I’m a judgemental bastard. I’m outgoing and enjoy trying new activities, places and things but I usually only feel comfortable doing so with my existing friends. I tend to make new friends, through my existing friends. There’s been a couple of occasions in the 12 months when I’ve spent time by myself or have been introduced to a large group of people without knowing any of them and it’s fair to say that I haven’t felt very comfortable starting from scratch. I have a (bad) habit of taking on an air of superiority around new people which comes from a underlying lack of confidence.
While it’s not in the list above, I can’t do a review of 2010 without examining my business more thoroughly. From the sheer volume of notes that I’ve scribbled in the last 12 months perhaps the thing I have struggled with more so than any other was defining my freelancing business. I struggled to define my service offering and ‘who I was’ as a freelancer. My ideas bounced from business coach to internet marketing consultant to vague generalisations.

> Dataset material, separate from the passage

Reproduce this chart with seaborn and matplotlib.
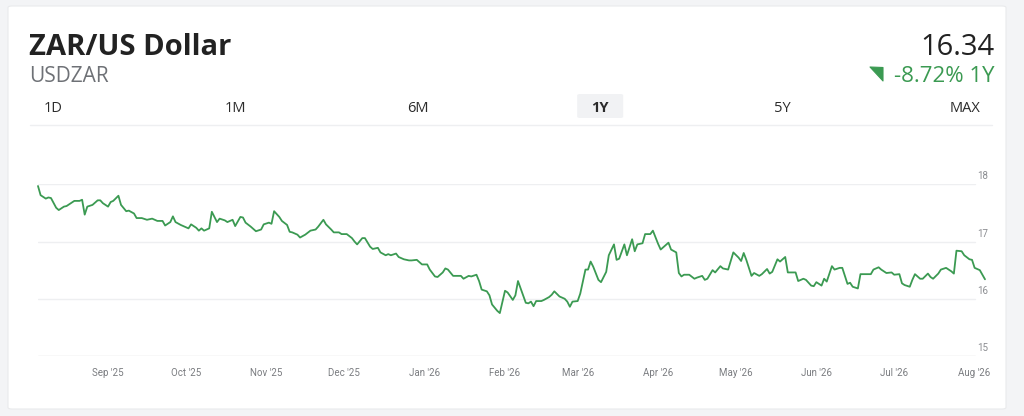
import pandas as pd
import seaborn as sns
from matplotlib import pyplot as plt
from matplotlib.patches import FancyBboxPatch, Polygon
import matplotlib.transforms as mtransforms

# USD/ZAR 1Y history: day offset from start, close value
start_date = "2025-08-05"
days = [0, 1, 3, 4, 5, 7, 8, 10, 11, 13, 14, 16, 17, 18, 19, 21, 23, 24, 25, 27,
        28, 29, 31, 32, 34, 35, 37, 38, 40, 42, 44, 46, 48, 49, 51, 52, 53, 55, 56, 58,
        59, 61, 62, 63, 64, 66, 67, 69, 70, 72, 73, 75, 76, 78, 79, 80, 82, 84, 86, 87,
        89, 90, 91, 93, 94, 96, 97, 98, 100, 101, 103, 105, 107, 108, 110, 111, 113, 114, 116, 117,
        119, 121, 122, 123, 125, 126, 128, 129, 131, 132, 134, 135, 136, 138, 139, 141, 143, 144, 146, 148,
        150, 151, 153, 154, 156, 157, 158, 160, 162, 163, 164, 166, 167, 169, 170, 171, 173, 174, 175, 177,
        178, 180, 181, 183, 184, 185, 187, 188, 189, 190, 191, 192, 194, 195, 197, 198, 199, 201, 203, 204,
        205, 206, 208, 209, 211, 212, 213, 214, 216, 217, 219, 220, 222, 223, 224, 226, 227, 229, 230, 231,
        233, 234, 236, 237, 239, 240, 241, 243, 244, 246, 247, 248, 249, 251, 253, 254, 256, 257, 258, 260,
        261, 263, 264, 266, 268, 270, 271, 272, 273, 275, 276, 278, 279, 281, 282, 283, 285, 286, 288, 289,
        291, 292, 293, 295, 296, 298, 299, 300, 302, 303, 304, 306, 307, 309, 310, 312, 313, 314, 316, 317,
        319, 321, 322, 324, 325, 327, 329, 330, 332, 333, 334, 336, 337, 338, 340, 341, 343, 344, 345, 347,
        348, 350, 352, 353, 354, 356, 357, 359, 360, 361, 363, 365]
rates = [17.97, 17.81, 17.75, 17.77, 17.76, 17.59, 17.55, 17.61, 17.62, 17.68, 17.71, 17.71, 17.73, 17.47, 17.61, 17.64, 17.72, 17.72, 17.67, 17.61,
         17.69, 17.71, 17.80, 17.64, 17.53, 17.54, 17.49, 17.41, 17.41, 17.38, 17.40, 17.36, 17.36, 17.28, 17.34, 17.44, 17.34, 17.29, 17.27, 17.23,
         17.30, 17.24, 17.19, 17.23, 17.19, 17.23, 17.52, 17.34, 17.40, 17.37, 17.34, 17.38, 17.27, 17.43, 17.42, 17.33, 17.26, 17.18, 17.21, 17.30,
         17.33, 17.31, 17.53, 17.43, 17.36, 17.29, 17.17, 17.16, 17.12, 17.07, 17.12, 17.19, 17.21, 17.26, 17.38, 17.30, 17.21, 17.16, 17.16, 17.13,
         17.13, 17.06, 17.00, 16.95, 17.06, 17.06, 16.91, 16.87, 16.89, 16.81, 16.76, 16.78, 16.76, 16.79, 16.73, 16.69, 16.67, 16.67, 16.68, 16.60,
         16.60, 16.51, 16.39, 16.38, 16.46, 16.53, 16.51, 16.40, 16.40, 16.40, 16.35, 16.40, 16.39, 16.42, 16.31, 16.16, 16.13, 16.06, 15.90, 15.79,
         15.75, 16.14, 16.11, 15.98, 16.06, 16.31, 16.06, 15.93, 15.92, 15.95, 15.87, 15.96, 15.96, 15.98, 16.03, 16.07, 16.13, 16.04, 16.00, 15.95,
         15.86, 15.95, 15.96, 16.09, 16.51, 16.51, 16.65, 16.56, 16.33, 16.29, 16.47, 16.76, 16.95, 16.68, 16.70, 16.95, 16.76, 17.04, 16.83, 16.95,
         16.97, 17.13, 17.13, 17.19, 16.96, 16.86, 16.90, 16.98, 16.86, 16.81, 16.45, 16.39, 16.42, 16.42, 16.35, 16.37, 16.40, 16.33, 16.35, 16.50,
         16.46, 16.57, 16.53, 16.51, 16.81, 16.72, 16.66, 16.80, 16.68, 16.40, 16.45, 16.40, 16.43, 16.52, 16.44, 16.47, 16.69, 16.65, 16.73, 16.46,
         16.46, 16.46, 16.31, 16.35, 16.33, 16.23, 16.22, 16.29, 16.23, 16.35, 16.30, 16.57, 16.51, 16.54, 16.54, 16.26, 16.28, 16.21, 16.18, 16.43,
         16.43, 16.43, 16.51, 16.55, 16.51, 16.45, 16.46, 16.42, 16.43, 16.27, 16.24, 16.21, 16.33, 16.43, 16.35, 16.35, 16.44, 16.38, 16.35, 16.44,
         16.51, 16.54, 16.48, 16.44, 16.84, 16.83, 16.76, 16.69, 16.68, 16.54, 16.50, 16.34]

y_ticks = [15, 16, 17, 18]
tabs = ["1D", "1M", "6M", "1Y", "5Y", "MAX"]
active_tab = "1Y"
title = "ZAR/US Dollar"
symbol = "USDZAR"
last_price = "16.34"
change_text = "-8.72% 1Y"

GREEN = "#3b9a52"
W, H = 1024, 416


def fx(px):
    return px / W


def fy(py):
    return 1 - py / H


df = pd.DataFrame({"date": pd.Timestamp(start_date) + pd.to_timedelta(days, unit="D"),
                   "rate": rates})

sns.set_theme(style="white")
plt.rcParams["font.family"] = ["Open Sans", "DejaVu Sans"]

fig = plt.figure(figsize=(W / 100, H / 100), dpi=100)
fig.patch.set_facecolor("#f3f4f6")

# white card behind everything
card = FancyBboxPatch((fx(8), fy(409)), 998 / W, 403 / H,
                      boxstyle="round,pad=0,rounding_size=0.004",
                      transform=fig.transFigure, facecolor="white",
                      edgecolor="#e9eaec", linewidth=0.8, zorder=-5)
fig.patches.append(card)

# header
fig.text(fx(29), fy(55), title, fontsize=21, fontweight="bold",
         color="#222222", va="baseline", ha="left")
fig.text(fx(29), fy(82), symbol, fontsize=15, color="#6e7176",
         va="baseline", ha="left")
fig.text(fx(994), fy(55), last_price, fontsize=21, color="#222222",
         va="baseline", ha="right")
fig.text(fx(994), fy(82), change_text, fontsize=16, color=GREEN,
         va="baseline", ha="right")
tri = Polygon([(fx(870), fy(67)), (fx(883), fy(67.5)), (fx(883), fy(81))],
              closed=True, transform=fig.transFigure, facecolor=GREEN,
              edgecolor=GREEN, linewidth=0.8, joinstyle="round")
fig.patches.append(tri)

# range tabs
for i, tab in enumerate(tabs):
    cx = 53 + i * 182.4
    if tab == active_tab:
        box = FancyBboxPatch((fx(cx - 23), fy(118)), 46 / W, 24 / H,
                             boxstyle="round,pad=0,rounding_size=0.003",
                             transform=fig.transFigure, facecolor="#f1f2f4",
                             edgecolor="none", zorder=-1)
        fig.patches.append(box)
    fig.text(fx(cx), fy(112), tab, fontsize=10.5, color="#2b2b2b",
             fontweight="bold" if tab == active_tab else "normal",
             va="baseline", ha="center")
fig.add_artist(plt.Line2D([fx(30), fx(992)], [fy(125), fy(125)],
                          transform=fig.transFigure, color="#eeeff1", linewidth=1))

# chart
ax = fig.add_axes([fx(38), fy(356), 947 / W, (356 - 184.3) / H])
ax.set_facecolor("none")
x0 = pd.Timestamp(start_date)
ax.set_xlim(x0, x0 + pd.Timedelta(days=365))
ax.set_ylim(15, 18)

grid_end = (975 - 38) / 947
for v in y_ticks:
    ax.axhline(v, xmin=0, xmax=grid_end, color="#dcdde0" if v == 15 else "#eeeff1",
               linewidth=1, zorder=0)

sns.lineplot(data=df, x="date", y="rate", ax=ax, color=GREEN, linewidth=1.3,
             clip_on=False, zorder=3)

trans = mtransforms.blended_transform_factory(ax.transAxes, ax.transData)
for v in y_ticks:
    ax.text((983 - 38) / 947, v + 0.05, str(v), transform=trans, fontsize=7,
            color="#8a8c90", ha="center", va="bottom", family=["Roboto", "DejaVu Sans"])

month_ticks = pd.date_range("2025-09-01", "2026-08-01", freq="MS")
ax.set_xticks(month_ticks)
ax.set_xticklabels([d.strftime("%b '%y") for d in month_ticks], fontsize=7,
                   color="#7a7c80", family=["Roboto", "DejaVu Sans"])
ax.set_yticks([])
ax.tick_params(axis="x", length=0, pad=9)
ax.set_xlabel("")
ax.set_ylabel("")
sns.despine(ax=ax, left=True, bottom=True)

fig.savefig("out.png", dpi=100)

I’m still not comfortable answering the question “so what do you do?” and I don’t have an elevator pitch on the tip of my tongue. But funnily enough this doesn’t seem to have been the end of the world for my business as I still got clients. I think the mountains of thinking and note taking and brainstorming that I did on this were useful, but ultimately I think clarity will come from experience.
A recap of some of the more significant events:
- Ended my direct involvement with Orange Dot
- Secured 2 great clients
- Removed 3 clients that weren’t a good long term fit
- Had some personal coaching
- Went skydiving
- Did a road trip on my motorcycle and spent some time with my grandfather listening to his stories.
- Climbed Mt Warning at sunrise with friends
- Attended the Our Internet Secrets conference and made two great friends as a result of this
- Dissolved PDQ
- I was invited to be a grooms man for my friends’ wedding
- Walked the Bridge to Brisbane
- Completed NEIS
- Did a freelancing course called Earn1k. The first internet information product that I’ve ever purchased.
- Bought into, and subsequently cancelled an internet marketing program
- Went snorkelling in Byron Bay
- Had an enjoyable Christmas with my family, for the first time in a long time.
It’s clear to me now after writing all this that while there’s no stand out achievement from the last 12 months, no ‘look at what I did’ moment, the foundation that I’ve laid is arguably more important. 12 months ago I was unsure of what life without a job would bring and how I would find the clients that I would need. But by actually going through that situation this year and coming out on top, I’ve received a massive confidence boost that I can sustainable lead the lifestyle of my dreams rather than handing over the next 40 years of my life to someone else. Thank you 2010.